Leave out the pictures and print only the lines from the one with "Emit a Python" through the one with "ax.plot(e_srim, s_srim, 's', color=ink, ms=6.3)", exactly as they are.

[Records with drawing code]
*****

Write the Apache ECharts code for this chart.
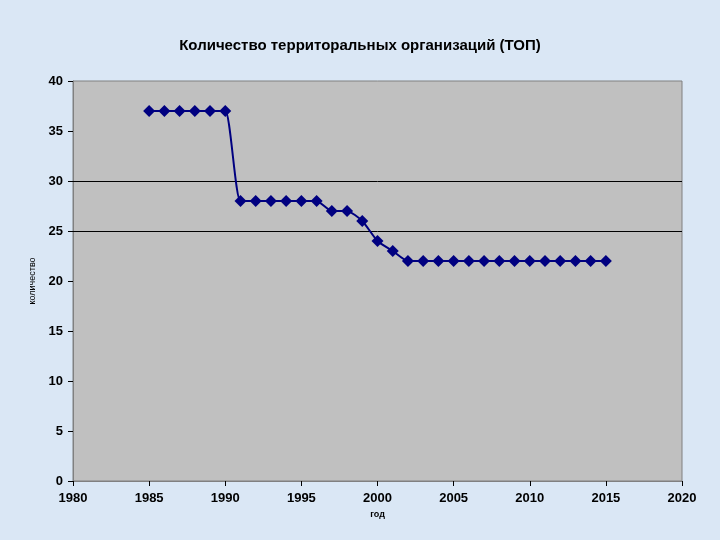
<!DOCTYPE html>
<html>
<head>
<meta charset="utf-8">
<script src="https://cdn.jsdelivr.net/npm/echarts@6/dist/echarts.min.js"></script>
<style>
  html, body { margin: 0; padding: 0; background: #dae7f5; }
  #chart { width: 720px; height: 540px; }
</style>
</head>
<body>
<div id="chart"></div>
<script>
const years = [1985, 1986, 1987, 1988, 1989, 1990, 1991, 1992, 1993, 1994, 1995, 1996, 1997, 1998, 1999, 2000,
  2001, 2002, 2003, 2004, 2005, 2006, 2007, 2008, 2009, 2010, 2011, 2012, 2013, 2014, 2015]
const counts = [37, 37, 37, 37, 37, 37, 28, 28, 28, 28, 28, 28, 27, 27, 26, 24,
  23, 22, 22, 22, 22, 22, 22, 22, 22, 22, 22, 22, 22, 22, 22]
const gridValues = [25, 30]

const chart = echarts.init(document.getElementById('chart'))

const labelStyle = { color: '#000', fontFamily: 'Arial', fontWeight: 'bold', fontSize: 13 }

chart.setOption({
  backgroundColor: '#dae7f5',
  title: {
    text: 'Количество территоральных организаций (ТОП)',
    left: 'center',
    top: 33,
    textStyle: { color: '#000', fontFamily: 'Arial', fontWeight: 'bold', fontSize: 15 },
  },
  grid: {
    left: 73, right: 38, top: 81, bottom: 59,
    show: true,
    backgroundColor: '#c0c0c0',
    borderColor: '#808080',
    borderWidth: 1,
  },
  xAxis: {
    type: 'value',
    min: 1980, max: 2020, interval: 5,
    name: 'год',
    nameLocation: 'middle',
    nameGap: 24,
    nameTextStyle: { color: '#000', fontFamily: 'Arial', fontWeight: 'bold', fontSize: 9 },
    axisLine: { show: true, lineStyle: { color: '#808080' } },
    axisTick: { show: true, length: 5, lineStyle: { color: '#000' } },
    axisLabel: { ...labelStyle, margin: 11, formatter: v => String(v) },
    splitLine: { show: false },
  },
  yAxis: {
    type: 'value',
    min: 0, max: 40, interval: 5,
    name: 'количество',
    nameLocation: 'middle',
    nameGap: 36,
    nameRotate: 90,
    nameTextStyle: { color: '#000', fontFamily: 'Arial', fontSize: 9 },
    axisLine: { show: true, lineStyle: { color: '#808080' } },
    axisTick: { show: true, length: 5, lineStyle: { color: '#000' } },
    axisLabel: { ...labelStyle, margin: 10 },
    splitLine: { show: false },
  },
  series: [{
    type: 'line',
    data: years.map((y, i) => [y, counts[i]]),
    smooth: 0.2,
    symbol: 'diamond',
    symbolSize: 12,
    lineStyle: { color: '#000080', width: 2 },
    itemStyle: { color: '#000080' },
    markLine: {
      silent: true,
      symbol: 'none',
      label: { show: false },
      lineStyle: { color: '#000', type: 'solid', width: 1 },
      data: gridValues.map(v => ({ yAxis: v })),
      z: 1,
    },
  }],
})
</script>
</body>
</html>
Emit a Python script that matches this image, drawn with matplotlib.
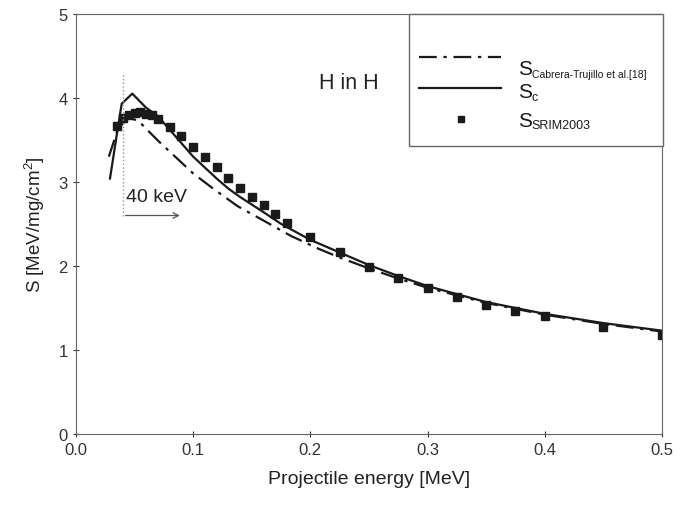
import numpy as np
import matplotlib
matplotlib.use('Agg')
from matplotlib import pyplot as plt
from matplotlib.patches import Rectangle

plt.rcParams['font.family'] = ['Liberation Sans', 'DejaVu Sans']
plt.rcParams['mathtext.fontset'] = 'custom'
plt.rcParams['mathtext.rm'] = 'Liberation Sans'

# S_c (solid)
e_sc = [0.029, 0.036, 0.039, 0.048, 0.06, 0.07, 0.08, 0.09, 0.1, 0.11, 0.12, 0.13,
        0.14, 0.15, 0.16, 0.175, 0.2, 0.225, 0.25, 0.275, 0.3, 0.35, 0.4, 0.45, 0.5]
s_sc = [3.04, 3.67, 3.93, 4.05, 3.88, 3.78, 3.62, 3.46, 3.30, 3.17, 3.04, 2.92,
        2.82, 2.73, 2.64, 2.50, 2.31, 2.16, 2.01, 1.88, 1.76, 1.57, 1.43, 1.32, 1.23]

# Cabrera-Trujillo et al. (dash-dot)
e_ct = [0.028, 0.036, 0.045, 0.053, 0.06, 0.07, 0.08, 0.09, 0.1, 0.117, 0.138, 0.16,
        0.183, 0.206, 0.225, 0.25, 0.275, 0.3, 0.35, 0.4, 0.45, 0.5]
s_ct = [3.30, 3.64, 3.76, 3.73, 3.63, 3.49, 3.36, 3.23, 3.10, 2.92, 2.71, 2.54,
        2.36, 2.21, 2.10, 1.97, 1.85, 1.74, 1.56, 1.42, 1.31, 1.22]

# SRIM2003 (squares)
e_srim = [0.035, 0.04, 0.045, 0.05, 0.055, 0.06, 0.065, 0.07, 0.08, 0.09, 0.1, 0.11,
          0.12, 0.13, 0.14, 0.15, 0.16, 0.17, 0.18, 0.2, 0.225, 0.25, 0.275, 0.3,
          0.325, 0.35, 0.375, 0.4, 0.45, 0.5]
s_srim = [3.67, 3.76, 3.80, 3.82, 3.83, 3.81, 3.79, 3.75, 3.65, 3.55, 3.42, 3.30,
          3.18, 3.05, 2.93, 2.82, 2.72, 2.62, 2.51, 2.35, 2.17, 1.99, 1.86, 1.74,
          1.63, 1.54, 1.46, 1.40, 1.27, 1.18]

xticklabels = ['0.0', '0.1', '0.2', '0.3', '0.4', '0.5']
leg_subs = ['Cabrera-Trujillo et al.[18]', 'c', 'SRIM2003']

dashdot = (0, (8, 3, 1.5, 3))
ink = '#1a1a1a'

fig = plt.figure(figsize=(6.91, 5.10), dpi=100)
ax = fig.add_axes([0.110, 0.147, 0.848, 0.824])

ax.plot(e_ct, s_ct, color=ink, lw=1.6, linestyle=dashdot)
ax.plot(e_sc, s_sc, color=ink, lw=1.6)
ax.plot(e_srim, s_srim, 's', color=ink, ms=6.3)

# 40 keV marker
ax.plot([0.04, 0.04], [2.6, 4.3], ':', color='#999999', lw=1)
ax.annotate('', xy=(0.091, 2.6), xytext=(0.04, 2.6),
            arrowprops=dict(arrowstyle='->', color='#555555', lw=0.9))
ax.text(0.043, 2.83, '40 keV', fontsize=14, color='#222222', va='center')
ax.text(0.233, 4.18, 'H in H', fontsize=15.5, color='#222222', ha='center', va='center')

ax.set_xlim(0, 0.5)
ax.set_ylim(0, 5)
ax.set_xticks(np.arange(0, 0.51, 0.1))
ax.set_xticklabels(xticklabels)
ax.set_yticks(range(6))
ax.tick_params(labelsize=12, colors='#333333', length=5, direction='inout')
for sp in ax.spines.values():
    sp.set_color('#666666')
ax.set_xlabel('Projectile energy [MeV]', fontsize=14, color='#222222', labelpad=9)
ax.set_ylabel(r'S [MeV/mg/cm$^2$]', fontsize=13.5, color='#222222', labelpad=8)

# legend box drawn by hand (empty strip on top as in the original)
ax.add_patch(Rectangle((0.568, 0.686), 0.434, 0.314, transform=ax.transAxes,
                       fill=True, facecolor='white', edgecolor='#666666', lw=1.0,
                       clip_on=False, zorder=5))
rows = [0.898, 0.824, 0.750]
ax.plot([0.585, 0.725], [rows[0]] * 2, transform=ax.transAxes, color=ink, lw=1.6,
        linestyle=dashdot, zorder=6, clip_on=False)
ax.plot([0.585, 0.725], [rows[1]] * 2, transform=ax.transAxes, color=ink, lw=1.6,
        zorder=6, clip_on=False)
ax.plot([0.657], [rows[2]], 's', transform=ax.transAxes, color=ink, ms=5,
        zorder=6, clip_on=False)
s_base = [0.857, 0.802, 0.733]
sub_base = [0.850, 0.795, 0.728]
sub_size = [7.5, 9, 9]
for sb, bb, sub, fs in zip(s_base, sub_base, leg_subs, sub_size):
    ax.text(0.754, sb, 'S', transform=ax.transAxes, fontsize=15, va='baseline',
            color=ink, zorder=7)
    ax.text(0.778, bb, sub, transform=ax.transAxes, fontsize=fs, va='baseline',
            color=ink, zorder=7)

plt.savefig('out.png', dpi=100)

*****

Problem solution
Emit a Python script that matches this image, drawn with matplotlib.
import numpy as np
import matplotlib
matplotlib.use('Agg')
from matplotlib import pyplot as plt
from matplotlib.patches import Rectangle

plt.rcParams['font.family'] = ['Liberation Sans', 'DejaVu Sans']
plt.rcParams['mathtext.fontset'] = 'custom'
plt.rcParams['mathtext.rm'] = 'Liberation Sans'

# S_c (solid)
e_sc = [0.029, 0.036, 0.039, 0.048, 0.06, 0.07, 0.08, 0.09, 0.1, 0.11, 0.12, 0.13,
        0.14, 0.15, 0.16, 0.175, 0.2, 0.225, 0.25, 0.275, 0.3, 0.35, 0.4, 0.45, 0.5]
s_sc = [3.04, 3.67, 3.93, 4.05, 3.88, 3.78, 3.62, 3.46, 3.30, 3.17, 3.04, 2.92,
        2.82, 2.73, 2.64, 2.50, 2.31, 2.16, 2.01, 1.88, 1.76, 1.57, 1.43, 1.32, 1.23]

# Cabrera-Trujillo et al. (dash-dot)
e_ct = [0.028, 0.036, 0.045, 0.053, 0.06, 0.07, 0.08, 0.09, 0.1, 0.117, 0.138, 0.16,
        0.183, 0.206, 0.225, 0.25, 0.275, 0.3, 0.35, 0.4, 0.45, 0.5]
s_ct = [3.30, 3.64, 3.76, 3.73, 3.63, 3.49, 3.36, 3.23, 3.10, 2.92, 2.71, 2.54,
        2.36, 2.21, 2.10, 1.97, 1.85, 1.74, 1.56, 1.42, 1.31, 1.22]

# SRIM2003 (squares)
e_srim = [0.035, 0.04, 0.045, 0.05, 0.055, 0.06, 0.065, 0.07, 0.08, 0.09, 0.1, 0.11,
          0.12, 0.13, 0.14, 0.15, 0.16, 0.17, 0.18, 0.2, 0.225, 0.25, 0.275, 0.3,
          0.325, 0.35, 0.375, 0.4, 0.45, 0.5]
s_srim = [3.67, 3.76, 3.80, 3.82, 3.83, 3.81, 3.79, 3.75, 3.65, 3.55, 3.42, 3.30,
          3.18, 3.05, 2.93, 2.82, 2.72, 2.62, 2.51, 2.35, 2.17, 1.99, 1.86, 1.74,
          1.63, 1.54, 1.46, 1.40, 1.27, 1.18]

xticklabels = ['0.0', '0.1', '0.2', '0.3', '0.4', '0.5']
leg_subs = ['Cabrera-Trujillo et al.[18]', 'c', 'SRIM2003']

dashdot = (0, (8, 3, 1.5, 3))
ink = '#1a1a1a'

fig = plt.figure(figsize=(6.91, 5.10), dpi=100)
ax = fig.add_axes([0.110, 0.147, 0.848, 0.824])

ax.plot(e_ct, s_ct, color=ink, lw=1.6, linestyle=dashdot)
ax.plot(e_sc, s_sc, color=ink, lw=1.6)
ax.plot(e_srim, s_srim, 's', color=ink, ms=6.3)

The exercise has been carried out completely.